**SOURCE EXCERPT:**
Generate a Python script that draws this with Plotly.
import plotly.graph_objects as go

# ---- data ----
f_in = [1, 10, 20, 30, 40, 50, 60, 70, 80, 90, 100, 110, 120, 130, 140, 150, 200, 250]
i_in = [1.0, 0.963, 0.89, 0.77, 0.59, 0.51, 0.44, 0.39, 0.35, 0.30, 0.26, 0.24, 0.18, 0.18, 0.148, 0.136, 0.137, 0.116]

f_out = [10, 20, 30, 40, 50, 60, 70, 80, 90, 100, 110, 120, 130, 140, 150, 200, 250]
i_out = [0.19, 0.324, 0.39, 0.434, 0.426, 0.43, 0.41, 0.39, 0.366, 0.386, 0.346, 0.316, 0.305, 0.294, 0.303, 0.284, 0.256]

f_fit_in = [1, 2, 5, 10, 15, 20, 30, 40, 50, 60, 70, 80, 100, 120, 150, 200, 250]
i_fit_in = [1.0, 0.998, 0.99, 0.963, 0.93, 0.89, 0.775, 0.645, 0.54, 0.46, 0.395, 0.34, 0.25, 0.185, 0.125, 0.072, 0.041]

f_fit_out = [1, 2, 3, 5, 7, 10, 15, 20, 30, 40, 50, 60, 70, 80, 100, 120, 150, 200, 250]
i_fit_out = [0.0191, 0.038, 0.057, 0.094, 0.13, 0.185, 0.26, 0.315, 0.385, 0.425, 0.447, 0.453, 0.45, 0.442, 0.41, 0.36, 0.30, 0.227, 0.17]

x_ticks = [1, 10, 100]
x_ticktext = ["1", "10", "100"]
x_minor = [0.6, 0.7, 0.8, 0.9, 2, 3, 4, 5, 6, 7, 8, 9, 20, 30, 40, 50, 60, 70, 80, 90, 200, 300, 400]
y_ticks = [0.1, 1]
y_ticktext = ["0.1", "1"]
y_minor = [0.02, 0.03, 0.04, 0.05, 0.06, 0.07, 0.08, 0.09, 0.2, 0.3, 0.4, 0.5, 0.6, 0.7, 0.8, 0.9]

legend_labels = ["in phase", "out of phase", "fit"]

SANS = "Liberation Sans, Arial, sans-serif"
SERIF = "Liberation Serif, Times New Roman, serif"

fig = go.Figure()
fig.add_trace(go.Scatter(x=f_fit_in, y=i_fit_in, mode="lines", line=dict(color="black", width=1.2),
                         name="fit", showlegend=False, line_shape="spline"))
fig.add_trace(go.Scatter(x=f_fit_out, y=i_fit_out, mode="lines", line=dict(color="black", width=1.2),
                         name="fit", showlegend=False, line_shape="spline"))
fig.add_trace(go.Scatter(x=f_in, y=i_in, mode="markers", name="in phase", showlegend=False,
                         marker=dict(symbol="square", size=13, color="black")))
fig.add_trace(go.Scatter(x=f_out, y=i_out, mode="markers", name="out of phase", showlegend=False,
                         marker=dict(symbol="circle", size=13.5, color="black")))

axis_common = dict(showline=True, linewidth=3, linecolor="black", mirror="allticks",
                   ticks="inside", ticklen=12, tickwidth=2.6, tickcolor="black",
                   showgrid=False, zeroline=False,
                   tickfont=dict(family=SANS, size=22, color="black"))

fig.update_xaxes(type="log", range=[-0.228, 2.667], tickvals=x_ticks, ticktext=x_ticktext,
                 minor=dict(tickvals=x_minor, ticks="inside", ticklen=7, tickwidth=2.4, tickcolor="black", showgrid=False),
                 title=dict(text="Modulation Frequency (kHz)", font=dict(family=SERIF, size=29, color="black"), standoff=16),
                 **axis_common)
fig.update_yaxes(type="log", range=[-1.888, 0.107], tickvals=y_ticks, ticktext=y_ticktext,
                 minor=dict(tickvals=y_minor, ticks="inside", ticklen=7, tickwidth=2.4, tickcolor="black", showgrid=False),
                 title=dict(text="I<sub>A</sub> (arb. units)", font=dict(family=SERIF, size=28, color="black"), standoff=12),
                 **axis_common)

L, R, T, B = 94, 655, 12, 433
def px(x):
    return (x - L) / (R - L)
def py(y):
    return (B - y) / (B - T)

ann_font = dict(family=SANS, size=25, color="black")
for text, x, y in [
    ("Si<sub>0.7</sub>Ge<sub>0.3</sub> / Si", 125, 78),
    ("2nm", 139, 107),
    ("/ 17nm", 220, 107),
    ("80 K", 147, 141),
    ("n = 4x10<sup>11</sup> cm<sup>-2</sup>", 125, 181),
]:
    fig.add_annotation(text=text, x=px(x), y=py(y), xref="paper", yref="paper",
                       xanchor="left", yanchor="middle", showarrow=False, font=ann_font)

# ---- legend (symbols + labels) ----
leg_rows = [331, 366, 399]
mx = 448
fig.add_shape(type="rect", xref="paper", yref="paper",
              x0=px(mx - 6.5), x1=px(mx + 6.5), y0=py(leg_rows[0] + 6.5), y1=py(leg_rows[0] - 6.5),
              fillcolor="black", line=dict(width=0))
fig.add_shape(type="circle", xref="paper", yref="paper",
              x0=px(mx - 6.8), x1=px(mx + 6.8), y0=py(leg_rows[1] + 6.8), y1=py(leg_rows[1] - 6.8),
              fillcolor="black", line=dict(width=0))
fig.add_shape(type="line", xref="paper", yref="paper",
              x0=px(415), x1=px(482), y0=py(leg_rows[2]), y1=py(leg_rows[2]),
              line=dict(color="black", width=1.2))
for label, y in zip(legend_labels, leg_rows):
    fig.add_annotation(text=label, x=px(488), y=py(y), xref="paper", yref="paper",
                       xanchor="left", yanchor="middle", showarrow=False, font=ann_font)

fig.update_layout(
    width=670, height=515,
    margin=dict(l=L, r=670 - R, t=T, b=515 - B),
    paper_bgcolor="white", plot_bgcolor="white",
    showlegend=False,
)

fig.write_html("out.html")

**EXERCISE:**
Restate the first line and every line after it, word for word, stopping once the line with "0.125, 0.072, 0.041]" is done.

**RESULT OF THIS EXERCISE:**
Generate a Python script that draws this with Plotly.
import plotly.graph_objects as go

# ---- data ----
f_in = [1, 10, 20, 30, 40, 50, 60, 70, 80, 90, 100, 110, 120, 130, 140, 150, 200, 250]
i_in = [1.0, 0.963, 0.89, 0.77, 0.59, 0.51, 0.44, 0.39, 0.35, 0.30, 0.26, 0.24, 0.18, 0.18, 0.148, 0.136, 0.137, 0.116]

f_out = [10, 20, 30, 40, 50, 60, 70, 80, 90, 100, 110, 120, 130, 140, 150, 200, 250]
i_out = [0.19, 0.324, 0.39, 0.434, 0.426, 0.43, 0.41, 0.39, 0.366, 0.386, 0.346, 0.316, 0.305, 0.294, 0.303, 0.284, 0.256]

f_fit_in = [1, 2, 5, 10, 15, 20, 30, 40, 50, 60, 70, 80, 100, 120, 150, 200, 250]
i_fit_in = [1.0, 0.998, 0.99, 0.963, 0.93, 0.89, 0.775, 0.645, 0.54, 0.46, 0.395, 0.34, 0.25, 0.185, 0.125, 0.072, 0.041]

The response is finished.